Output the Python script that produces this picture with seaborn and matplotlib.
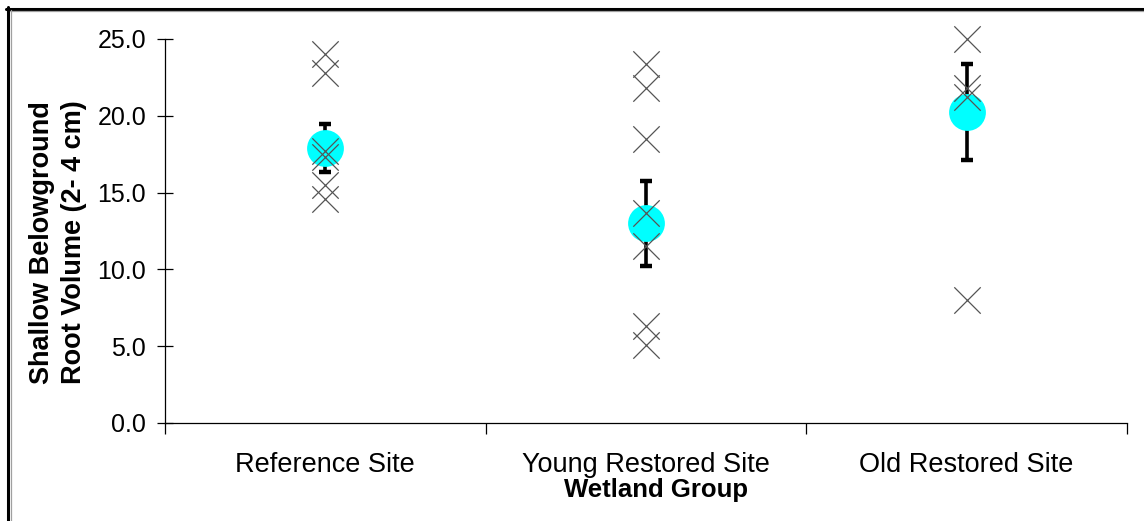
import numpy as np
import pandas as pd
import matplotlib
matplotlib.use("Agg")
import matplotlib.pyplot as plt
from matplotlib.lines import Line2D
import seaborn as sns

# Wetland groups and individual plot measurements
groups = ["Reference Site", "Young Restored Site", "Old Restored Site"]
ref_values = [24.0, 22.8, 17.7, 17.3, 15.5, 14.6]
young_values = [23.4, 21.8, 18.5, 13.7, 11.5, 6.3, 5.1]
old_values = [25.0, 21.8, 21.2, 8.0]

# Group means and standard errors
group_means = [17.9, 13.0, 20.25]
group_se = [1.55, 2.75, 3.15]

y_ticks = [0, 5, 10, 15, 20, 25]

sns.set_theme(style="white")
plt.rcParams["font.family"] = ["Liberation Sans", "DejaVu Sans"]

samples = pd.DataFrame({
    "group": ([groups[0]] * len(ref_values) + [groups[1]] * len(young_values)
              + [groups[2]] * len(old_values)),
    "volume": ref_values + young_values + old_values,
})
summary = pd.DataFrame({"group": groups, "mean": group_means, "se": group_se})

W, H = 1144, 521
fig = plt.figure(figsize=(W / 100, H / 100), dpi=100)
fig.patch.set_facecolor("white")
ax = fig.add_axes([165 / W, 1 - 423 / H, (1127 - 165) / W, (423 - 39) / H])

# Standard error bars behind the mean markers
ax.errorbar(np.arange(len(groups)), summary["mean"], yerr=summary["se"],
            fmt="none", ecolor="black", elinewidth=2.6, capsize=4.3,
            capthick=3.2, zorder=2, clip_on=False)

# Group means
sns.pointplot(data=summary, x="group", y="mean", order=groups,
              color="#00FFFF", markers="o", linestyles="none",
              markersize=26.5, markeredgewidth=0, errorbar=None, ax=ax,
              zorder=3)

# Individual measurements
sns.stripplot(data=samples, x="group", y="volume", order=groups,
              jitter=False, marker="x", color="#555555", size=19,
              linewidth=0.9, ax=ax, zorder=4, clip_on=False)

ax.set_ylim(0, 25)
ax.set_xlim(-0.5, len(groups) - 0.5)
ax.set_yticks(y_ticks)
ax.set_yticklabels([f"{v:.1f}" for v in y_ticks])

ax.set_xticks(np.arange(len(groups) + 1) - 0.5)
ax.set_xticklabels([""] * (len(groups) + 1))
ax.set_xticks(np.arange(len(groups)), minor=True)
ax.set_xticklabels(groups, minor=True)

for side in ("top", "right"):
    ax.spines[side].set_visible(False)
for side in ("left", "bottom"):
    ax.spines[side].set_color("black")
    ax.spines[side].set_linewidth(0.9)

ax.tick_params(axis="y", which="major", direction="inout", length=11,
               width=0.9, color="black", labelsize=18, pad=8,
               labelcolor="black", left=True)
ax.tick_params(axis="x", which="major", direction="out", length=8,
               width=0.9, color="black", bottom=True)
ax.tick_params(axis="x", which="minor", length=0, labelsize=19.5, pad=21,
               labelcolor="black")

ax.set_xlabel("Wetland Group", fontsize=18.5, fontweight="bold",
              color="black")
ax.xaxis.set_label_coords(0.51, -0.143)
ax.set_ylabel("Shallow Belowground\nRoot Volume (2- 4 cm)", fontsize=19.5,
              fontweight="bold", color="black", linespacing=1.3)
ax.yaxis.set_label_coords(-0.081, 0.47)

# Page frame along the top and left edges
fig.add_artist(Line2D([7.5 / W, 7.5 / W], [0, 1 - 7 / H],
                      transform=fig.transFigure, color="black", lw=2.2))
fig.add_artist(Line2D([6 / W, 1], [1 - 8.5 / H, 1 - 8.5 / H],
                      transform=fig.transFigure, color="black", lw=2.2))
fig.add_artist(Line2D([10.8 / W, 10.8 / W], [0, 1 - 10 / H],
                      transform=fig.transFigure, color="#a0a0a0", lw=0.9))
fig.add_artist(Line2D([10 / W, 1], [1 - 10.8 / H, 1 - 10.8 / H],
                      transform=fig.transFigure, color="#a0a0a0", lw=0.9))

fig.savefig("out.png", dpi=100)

━━━

TASK DIRECTIONS:
Quote, exactly and only, the lines from the first line of the data above through the line containing "import seaborn as sns". The pictures do not belong in it.

CORRECT OUTPUT:
Output the Python script that produces this picture with seaborn and matplotlib.
import numpy as np
import pandas as pd
import matplotlib
matplotlib.use("Agg")
import matplotlib.pyplot as plt
from matplotlib.lines import Line2D
import seaborn as sns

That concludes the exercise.